Information provided:
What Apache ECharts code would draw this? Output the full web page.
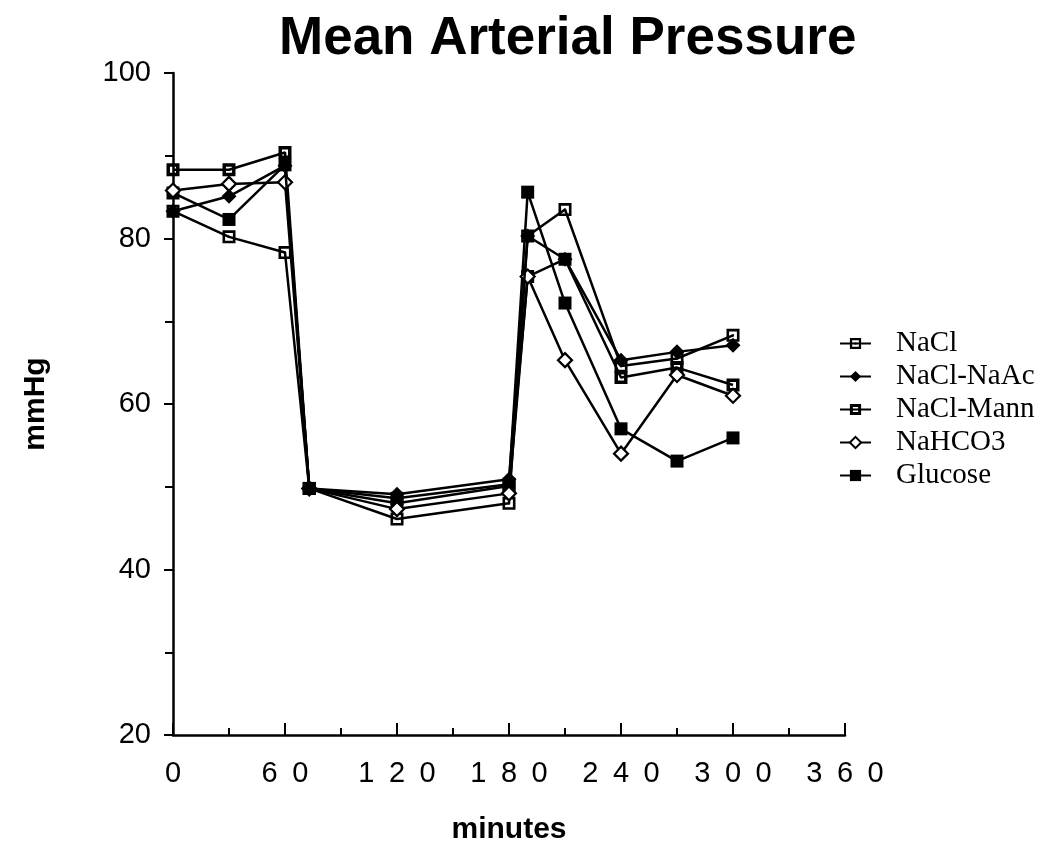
<!DOCTYPE html>
<html>
<head>
<meta charset="utf-8">
<script src="https://cdn.jsdelivr.net/npm/echarts@6/dist/echarts.min.js"></script>
<style>
html,body{margin:0;padding:0;background:#fff;}
#chart{width:1054px;height:868px;}
</style>
</head>
<body>
<div id="chart"></div>
<script>
// ---- data ----
const times = [0, 30, 60, 73, 120, 180, 190, 210, 240, 270, 300];
const seriesNames = ['NaCl', 'NaCl-NaAc', 'NaCl-Mann', 'NaHCO3', 'Glucose'];
const nacl     = [83.3, 80.2, 78.3, 49.8, 46.1, 48.0, 80.3, 83.5, 64.6, 65.5, 68.3];
const naclNaAc = [83.3, 85.1, 88.8, 49.8, 49.1, 50.9, 80.3, 77.5, 65.3, 66.3, 67.1];
const naclMann = [88.3, 88.3, 90.4, 49.8, 48.0, 50.1, 75.4, 77.5, 63.2, 64.4, 62.3];
const nahco3   = [85.8, 86.6, 86.8, 49.8, 47.3, 49.2, 75.4, 65.3, 54.0, 63.5, 61.0];
const glucose  = [85.5, 82.3, 88.9, 49.8, 48.6, 50.3, 85.6, 72.2, 57.0, 53.1, 55.9];
const yTicks = [20, 40, 60, 80, 100];
const xTicks = [0, 60, 120, 180, 240, 300, 360];

const values = [nacl, naclNaAc, naclMann, nahco3, glucose];

// ---- marker styles ----
const SQ_DOT  = 'path://M0,0H12V12H0Z M2.4,2.4V9.6H9.6V2.4Z M5,5H7V7H5Z';
const SQ_OPEN = 'path://M0,0H12V12H0Z M3.2,3.2V8.8H8.8V3.2Z';
const markers = [
  {symbol: SQ_DOT, size: 13, fill: '#000', border: 0},
  {symbol: 'diamond', size: 15, fill: '#000', border: 0},
  {symbol: SQ_OPEN, size: 13, fill: '#000', border: 0},
  {symbol: 'diamond', size: 14, fill: '#fff', border: 2.2},
  {symbol: 'rect', size: 13, fill: '#000', border: 0}
];
const zOrder = [3, 6, 4, 5, 2];

const chart = echarts.init(document.getElementById('chart'), null, {renderer: 'canvas'});

const series = seriesNames.map((name, i) => ({
  name: name,
  type: 'line',
  data: times.map((t, j) => [t, values[i][j]]),
  symbol: markers[i].symbol,
  symbolSize: markers[i].size,
  symbolKeepAspect: true,
  showAllSymbol: true,
  lineStyle: {color: '#000', width: 2.5},
  itemStyle: {color: markers[i].fill, borderColor: '#000', borderWidth: markers[i].border, opacity: 1},
  emphasis: {disabled: true},
  z: zOrder[i]
}));

const axisFont = 'Liberation Sans, Arial, Helvetica, sans-serif';

chart.setOption({
  animation: false,
  backgroundColor: '#fff',
  title: {
    text: 'Mean Arterial Pressure',
    left: 274,
    top: 8,
    textStyle: {fontFamily: axisFont, fontSize: 53, fontWeight: 'bold', color: '#000'}
  },
  legend: {
    orient: 'vertical',
    left: 834,
    top: 324,
    itemWidth: 31,
    itemHeight: 14,
    itemGap: 4,
    data: seriesNames,
    textStyle: {fontFamily: 'Liberation Serif, Times New Roman, serif', fontSize: 29, color: '#000',
                lineHeight: 26, padding: [0, 0, 0, 20]},
    selectedMode: false
  },
  grid: {left: 173, top: 73, width: 672, height: 662, containLabel: false, outerBoundsMode: 'none'},
  xAxis: {
    type: 'value',
    min: xTicks[0],
    max: xTicks[xTicks.length - 1],
    interval: 60,
    name: 'minutes',
    nameLocation: 'middle',
    nameGap: 80,
    nameTextStyle: {fontFamily: axisFont, fontSize: 30, fontWeight: 'bold', color: '#000'},
    axisLine: {lineStyle: {color: '#000', width: 2.5}},
    axisTick: {show: true, inside: true, length: 12, lineStyle: {color: '#000', width: 2}},
    minorTick: {show: true, splitNumber: 2, length: 7, lineStyle: {color: '#000', width: 2}},
    axisLabel: {
      margin: 24,
      fontFamily: axisFont, fontSize: 29, color: '#000',
      formatter: v => String(v).split('').join('\u2002')
    },
    splitLine: {show: false}
  },
  yAxis: {
    type: 'value',
    min: yTicks[0],
    max: yTicks[yTicks.length - 1],
    interval: 20,
    name: 'mmHg',
    nameLocation: 'middle',
    nameGap: 122,
    nameRotate: 90,
    nameTextStyle: {fontFamily: axisFont, fontSize: 30, fontWeight: 'bold', color: '#000'},
    axisLine: {lineStyle: {color: '#000', width: 2.5}},
    axisTick: {show: true, inside: false, length: 9, lineStyle: {color: '#000', width: 2}},
    minorTick: {show: true, splitNumber: 2, length: 8, lineStyle: {color: '#000', width: 2}},
    axisLabel: {margin: 22, fontFamily: axisFont, fontSize: 29, color: '#000'},
    splitLine: {show: false}
  },
  series: series
});
</script>
</body>
</html>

Directions for this task:
Every line of text is to be repeated exactly; pictures are left out.

Solution to this exercise:
What Apache ECharts code would draw this? Output the full web page.
<!DOCTYPE html>
<html>
<head>
<meta charset="utf-8">
<script src="https://cdn.jsdelivr.net/npm/echarts@6/dist/echarts.min.js"></script>
<style>
html,body{margin:0;padding:0;background:#fff;}
#chart{width:1054px;height:868px;}
</style>
</head>
<body>
<div id="chart"></div>
<script>
// ---- data ----
const times = [0, 30, 60, 73, 120, 180, 190, 210, 240, 270, 300];
const seriesNames = ['NaCl', 'NaCl-NaAc', 'NaCl-Mann', 'NaHCO3', 'Glucose'];
const nacl     = [83.3, 80.2, 78.3, 49.8, 46.1, 48.0, 80.3, 83.5, 64.6, 65.5, 68.3];
const naclNaAc = [83.3, 85.1, 88.8, 49.8, 49.1, 50.9, 80.3, 77.5, 65.3, 66.3, 67.1];
const naclMann = [88.3, 88.3, 90.4, 49.8, 48.0, 50.1, 75.4, 77.5, 63.2, 64.4, 62.3];
const nahco3   = [85.8, 86.6, 86.8, 49.8, 47.3, 49.2, 75.4, 65.3, 54.0, 63.5, 61.0];
const glucose  = [85.5, 82.3, 88.9, 49.8, 48.6, 50.3, 85.6, 72.2, 57.0, 53.1, 55.9];
const yTicks = [20, 40, 60, 80, 100];
const xTicks = [0, 60, 120, 180, 240, 300, 360];

const values = [nacl, naclNaAc, naclMann, nahco3, glucose];

// ---- marker styles ----
const SQ_DOT  = 'path://M0,0H12V12H0Z M2.4,2.4V9.6H9.6V2.4Z M5,5H7V7H5Z';
const SQ_OPEN = 'path://M0,0H12V12H0Z M3.2,3.2V8.8H8.8V3.2Z';
const markers = [
  {symbol: SQ_DOT, size: 13, fill: '#000', border: 0},
  {symbol: 'diamond', size: 15, fill: '#000', border: 0},
  {symbol: SQ_OPEN, size: 13, fill: '#000', border: 0},
  {symbol: 'diamond', size: 14, fill: '#fff', border: 2.2},
  {symbol: 'rect', size: 13, fill: '#000', border: 0}
];
const zOrder = [3, 6, 4, 5, 2];

const chart = echarts.init(document.getElementById('chart'), null, {renderer: 'canvas'});

const series = seriesNames.map((name, i) => ({
  name: name,
  type: 'line',
  data: times.map((t, j) => [t, values[i][j]]),
  symbol: markers[i].symbol,
  symbolSize: markers[i].size,
  symbolKeepAspect: true,
  showAllSymbol: true,
  lineStyle: {color: '#000', width: 2.5},
  itemStyle: {color: markers[i].fill, borderColor: '#000', borderWidth: markers[i].border, opacity: 1},
  emphasis: {disabled: true},
  z: zOrder[i]
}));

const axisFont = 'Liberation Sans, Arial, Helvetica, sans-serif';

chart.setOption({
  animation: false,
  backgroundColor: '#fff',
  title: {
    text: 'Mean Arterial Pressure',
    left: 274,
    top: 8,
    textStyle: {fontFamily: axisFont, fontSize: 53, fontWeight: 'bold', color: '#000'}
  },
  legend: {
    orient: 'vertical',
    left: 834,
    top: 324,
    itemWidth: 31,
    itemHeight: 14,
    itemGap: 4,
    data: seriesNames,
    textStyle: {fontFamily: 'Liberation Serif, Times New Roman, serif', fontSize: 29, color: '#000',
                lineHeight: 26, padding: [0, 0, 0, 20]},
    selectedMode: false
  },
  grid: {left: 173, top: 73, width: 672, height: 662, containLabel: false, outerBoundsMode: 'none'},
  xAxis: {
    type: 'value',
    min: xTicks[0],
    max: xTicks[xTicks.length - 1],
    interval: 60,
    name: 'minutes',
    nameLocation: 'middle',
    nameGap: 80,
    nameTextStyle: {fontFamily: axisFont, fontSize: 30, fontWeight: 'bold', color: '#000'},
    axisLine: {lineStyle: {color: '#000', width: 2.5}},
    axisTick: {show: true, inside: true, length: 12, lineStyle: {color: '#000', width: 2}},
    minorTick: {show: true, splitNumber: 2, length: 7, lineStyle: {color: '#000', width: 2}},
    axisLabel: {
      margin: 24,
      fontFamily: axisFont, fontSize: 29, color: '#000',
      formatter: v => String(v).split('').join('\u2002')
    },
    splitLine: {show: false}
  },
  yAxis: {
    type: 'value',
    min: yTicks[0],
    max: yTicks[yTicks.length - 1],
    interval: 20,
    name: 'mmHg',
    nameLocation: 'middle',
    nameGap: 122,
    nameRotate: 90,
    nameTextStyle: {fontFamily: axisFont, fontSize: 30, fontWeight: 'bold', color: '#000'},
    axisLine: {lineStyle: {color: '#000', width: 2.5}},
    axisTick: {show: true, inside: false, length: 9, lineStyle: {color: '#000', width: 2}},
    minorTick: {show: true, splitNumber: 2, length: 8, lineStyle: {color: '#000', width: 2}},
    axisLabel: {margin: 22, fontFamily: axisFont, fontSize: 29, color: '#000'},
    splitLine: {show: false}
  },
  series: series
});
</script>
</body>
</html>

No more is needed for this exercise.